start
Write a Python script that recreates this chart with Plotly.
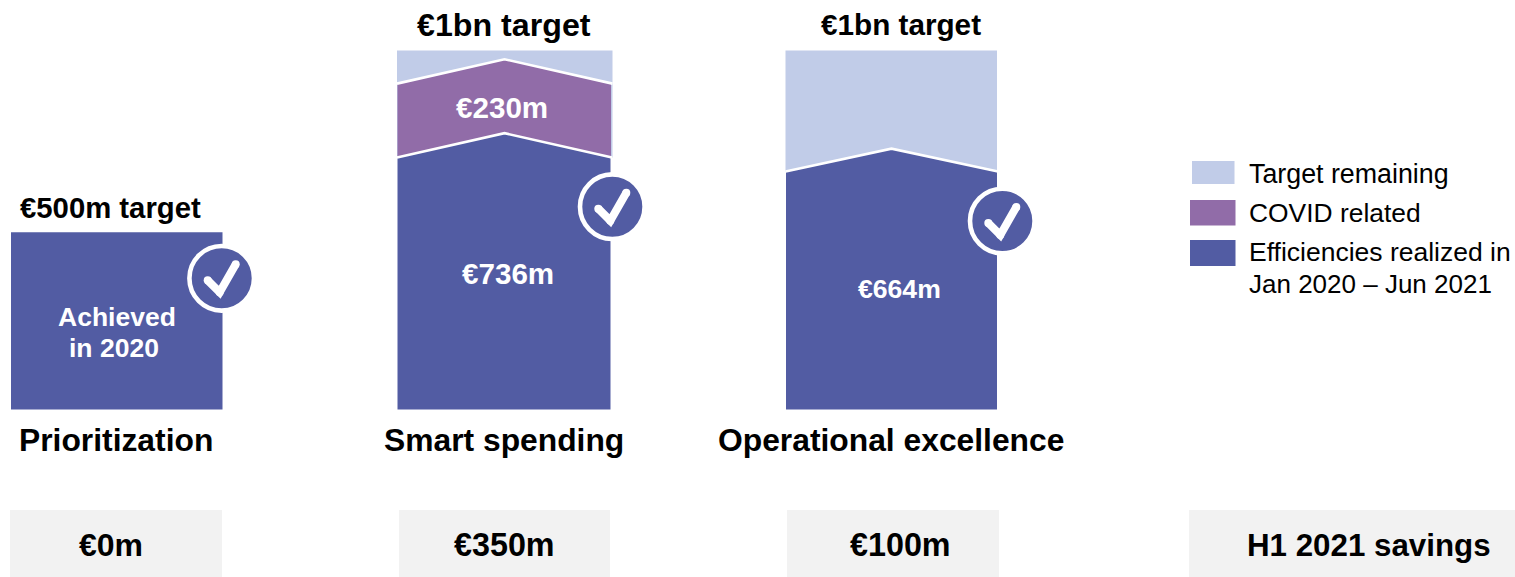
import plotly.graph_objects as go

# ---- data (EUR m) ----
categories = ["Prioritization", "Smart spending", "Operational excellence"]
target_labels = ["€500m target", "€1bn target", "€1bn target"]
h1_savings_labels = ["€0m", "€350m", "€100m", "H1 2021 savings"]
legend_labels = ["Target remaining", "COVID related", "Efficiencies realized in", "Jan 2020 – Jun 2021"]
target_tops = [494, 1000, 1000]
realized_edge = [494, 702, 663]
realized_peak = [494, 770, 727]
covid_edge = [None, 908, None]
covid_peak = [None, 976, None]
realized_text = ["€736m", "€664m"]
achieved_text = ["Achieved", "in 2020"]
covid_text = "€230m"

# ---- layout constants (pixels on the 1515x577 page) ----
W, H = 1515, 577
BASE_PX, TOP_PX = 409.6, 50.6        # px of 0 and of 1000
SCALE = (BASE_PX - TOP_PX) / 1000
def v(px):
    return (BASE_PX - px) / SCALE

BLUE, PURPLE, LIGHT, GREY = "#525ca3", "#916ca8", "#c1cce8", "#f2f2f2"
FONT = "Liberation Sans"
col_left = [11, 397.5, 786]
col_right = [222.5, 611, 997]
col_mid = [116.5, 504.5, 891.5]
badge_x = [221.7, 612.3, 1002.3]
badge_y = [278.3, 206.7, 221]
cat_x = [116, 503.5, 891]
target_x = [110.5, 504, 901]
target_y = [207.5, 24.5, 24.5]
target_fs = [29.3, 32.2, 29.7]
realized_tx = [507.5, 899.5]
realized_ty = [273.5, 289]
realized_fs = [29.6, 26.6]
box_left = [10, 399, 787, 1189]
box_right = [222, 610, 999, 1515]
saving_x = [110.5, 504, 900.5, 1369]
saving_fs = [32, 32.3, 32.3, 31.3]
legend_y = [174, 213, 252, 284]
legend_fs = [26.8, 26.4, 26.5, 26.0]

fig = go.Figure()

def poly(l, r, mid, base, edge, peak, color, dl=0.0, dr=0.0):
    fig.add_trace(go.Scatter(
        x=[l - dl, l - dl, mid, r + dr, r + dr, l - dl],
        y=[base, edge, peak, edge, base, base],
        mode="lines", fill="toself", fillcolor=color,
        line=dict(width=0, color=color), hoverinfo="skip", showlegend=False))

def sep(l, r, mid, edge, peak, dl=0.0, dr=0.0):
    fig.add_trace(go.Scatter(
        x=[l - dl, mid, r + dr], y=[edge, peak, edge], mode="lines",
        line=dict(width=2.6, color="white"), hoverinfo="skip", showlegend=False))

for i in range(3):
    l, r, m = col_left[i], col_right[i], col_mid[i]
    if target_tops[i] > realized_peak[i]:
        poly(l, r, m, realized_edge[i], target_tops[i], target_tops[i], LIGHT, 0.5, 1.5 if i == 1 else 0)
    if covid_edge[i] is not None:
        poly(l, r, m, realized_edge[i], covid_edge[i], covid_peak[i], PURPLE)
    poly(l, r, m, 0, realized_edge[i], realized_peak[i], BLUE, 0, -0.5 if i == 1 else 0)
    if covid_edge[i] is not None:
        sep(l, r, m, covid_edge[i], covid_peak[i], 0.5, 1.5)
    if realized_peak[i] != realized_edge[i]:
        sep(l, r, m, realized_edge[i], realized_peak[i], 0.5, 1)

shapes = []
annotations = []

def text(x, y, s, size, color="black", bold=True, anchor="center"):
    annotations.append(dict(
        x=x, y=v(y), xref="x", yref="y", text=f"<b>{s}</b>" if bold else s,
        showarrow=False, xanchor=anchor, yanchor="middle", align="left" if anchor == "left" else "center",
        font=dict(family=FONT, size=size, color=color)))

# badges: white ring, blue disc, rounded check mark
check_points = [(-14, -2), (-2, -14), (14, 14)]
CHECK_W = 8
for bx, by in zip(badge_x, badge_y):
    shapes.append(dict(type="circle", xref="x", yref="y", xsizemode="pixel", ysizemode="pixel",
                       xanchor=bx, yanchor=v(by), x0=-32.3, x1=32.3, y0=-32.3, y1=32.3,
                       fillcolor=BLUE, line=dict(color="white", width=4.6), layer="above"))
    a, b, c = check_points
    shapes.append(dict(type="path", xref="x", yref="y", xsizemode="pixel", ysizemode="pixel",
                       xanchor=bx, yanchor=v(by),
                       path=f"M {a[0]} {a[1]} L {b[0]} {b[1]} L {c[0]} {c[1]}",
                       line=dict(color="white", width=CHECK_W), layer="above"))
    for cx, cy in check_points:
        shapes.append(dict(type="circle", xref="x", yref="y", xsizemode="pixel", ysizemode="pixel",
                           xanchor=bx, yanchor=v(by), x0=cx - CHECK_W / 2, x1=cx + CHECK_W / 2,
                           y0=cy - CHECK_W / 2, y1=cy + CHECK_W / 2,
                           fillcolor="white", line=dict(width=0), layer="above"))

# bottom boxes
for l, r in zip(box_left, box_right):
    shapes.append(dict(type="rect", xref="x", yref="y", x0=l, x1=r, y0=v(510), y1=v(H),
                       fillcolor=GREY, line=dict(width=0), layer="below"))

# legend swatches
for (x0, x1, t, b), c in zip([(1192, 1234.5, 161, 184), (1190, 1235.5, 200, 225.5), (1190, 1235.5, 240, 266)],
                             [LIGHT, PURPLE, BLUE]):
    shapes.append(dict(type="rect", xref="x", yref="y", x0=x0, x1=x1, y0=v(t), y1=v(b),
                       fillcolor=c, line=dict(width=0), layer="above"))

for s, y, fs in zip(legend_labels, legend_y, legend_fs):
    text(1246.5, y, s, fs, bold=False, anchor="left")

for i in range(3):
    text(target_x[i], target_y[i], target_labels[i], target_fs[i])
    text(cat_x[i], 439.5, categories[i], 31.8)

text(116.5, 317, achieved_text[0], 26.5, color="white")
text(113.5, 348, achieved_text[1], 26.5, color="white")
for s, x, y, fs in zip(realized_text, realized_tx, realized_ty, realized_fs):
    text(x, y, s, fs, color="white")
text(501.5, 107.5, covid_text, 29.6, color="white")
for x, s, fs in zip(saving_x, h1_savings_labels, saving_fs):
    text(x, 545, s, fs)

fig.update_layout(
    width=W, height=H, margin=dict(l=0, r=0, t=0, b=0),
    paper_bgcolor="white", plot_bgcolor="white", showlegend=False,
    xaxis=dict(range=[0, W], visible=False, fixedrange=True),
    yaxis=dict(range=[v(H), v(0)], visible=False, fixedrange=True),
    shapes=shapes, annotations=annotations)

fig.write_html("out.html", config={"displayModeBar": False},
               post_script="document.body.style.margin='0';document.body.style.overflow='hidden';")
end
### [WORK TO BE COMPLETED]
Your task is to reproduce exactly the lines from the start of the data above through the line containing "import plotly.graph_objects as go", leaving every picture out.

### [CORRECT RESPONSE]
Write a Python script that recreates this chart with Plotly.
import plotly.graph_objects as go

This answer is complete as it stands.